Recorded data:

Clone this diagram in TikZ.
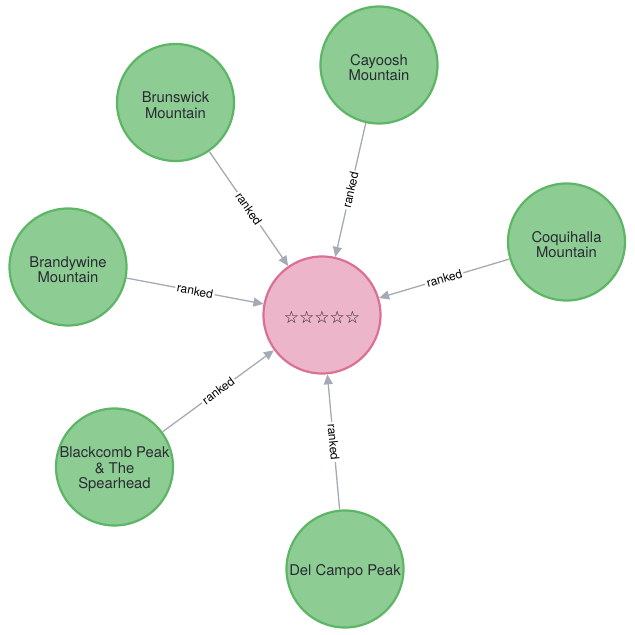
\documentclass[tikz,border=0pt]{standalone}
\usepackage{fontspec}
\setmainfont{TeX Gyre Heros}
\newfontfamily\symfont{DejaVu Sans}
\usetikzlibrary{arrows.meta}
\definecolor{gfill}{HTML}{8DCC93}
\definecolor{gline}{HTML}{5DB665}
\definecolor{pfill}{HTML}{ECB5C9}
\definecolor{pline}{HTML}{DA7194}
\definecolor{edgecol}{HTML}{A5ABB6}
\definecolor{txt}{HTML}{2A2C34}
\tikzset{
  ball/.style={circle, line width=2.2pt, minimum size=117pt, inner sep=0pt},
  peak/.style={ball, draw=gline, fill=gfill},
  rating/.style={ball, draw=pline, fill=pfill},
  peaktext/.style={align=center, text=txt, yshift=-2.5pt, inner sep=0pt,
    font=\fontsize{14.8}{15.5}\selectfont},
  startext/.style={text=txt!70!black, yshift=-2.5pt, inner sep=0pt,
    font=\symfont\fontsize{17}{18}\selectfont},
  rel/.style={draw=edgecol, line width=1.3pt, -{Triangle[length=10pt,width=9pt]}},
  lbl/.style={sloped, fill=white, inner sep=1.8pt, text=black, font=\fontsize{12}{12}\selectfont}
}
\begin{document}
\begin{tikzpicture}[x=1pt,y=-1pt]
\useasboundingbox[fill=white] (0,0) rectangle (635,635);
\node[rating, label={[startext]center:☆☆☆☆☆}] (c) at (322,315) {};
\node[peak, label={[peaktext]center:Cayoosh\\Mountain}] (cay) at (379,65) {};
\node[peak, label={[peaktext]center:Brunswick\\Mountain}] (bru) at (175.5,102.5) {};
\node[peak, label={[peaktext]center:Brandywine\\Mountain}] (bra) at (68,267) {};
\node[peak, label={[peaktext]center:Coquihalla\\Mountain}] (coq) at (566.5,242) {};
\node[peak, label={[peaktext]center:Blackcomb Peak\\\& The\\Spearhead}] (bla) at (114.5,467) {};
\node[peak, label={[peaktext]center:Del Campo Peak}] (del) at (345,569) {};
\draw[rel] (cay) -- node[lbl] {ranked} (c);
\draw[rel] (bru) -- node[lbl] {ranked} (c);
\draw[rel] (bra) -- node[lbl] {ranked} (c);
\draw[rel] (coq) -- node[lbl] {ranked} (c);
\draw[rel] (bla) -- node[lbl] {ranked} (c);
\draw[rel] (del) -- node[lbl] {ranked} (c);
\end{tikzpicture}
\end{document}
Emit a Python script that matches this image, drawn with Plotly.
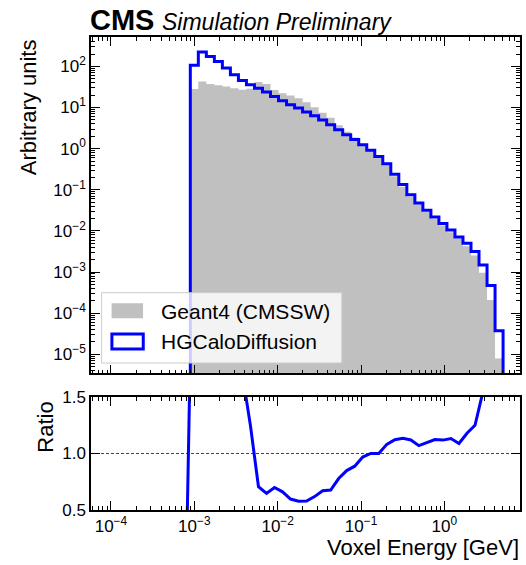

--

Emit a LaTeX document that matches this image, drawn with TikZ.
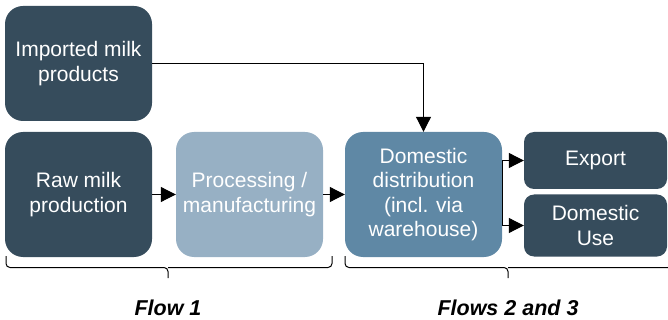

Task goal: Counting only lines of the data above that hold "drawn", report the total and nothing else.

Response to the exercise: 2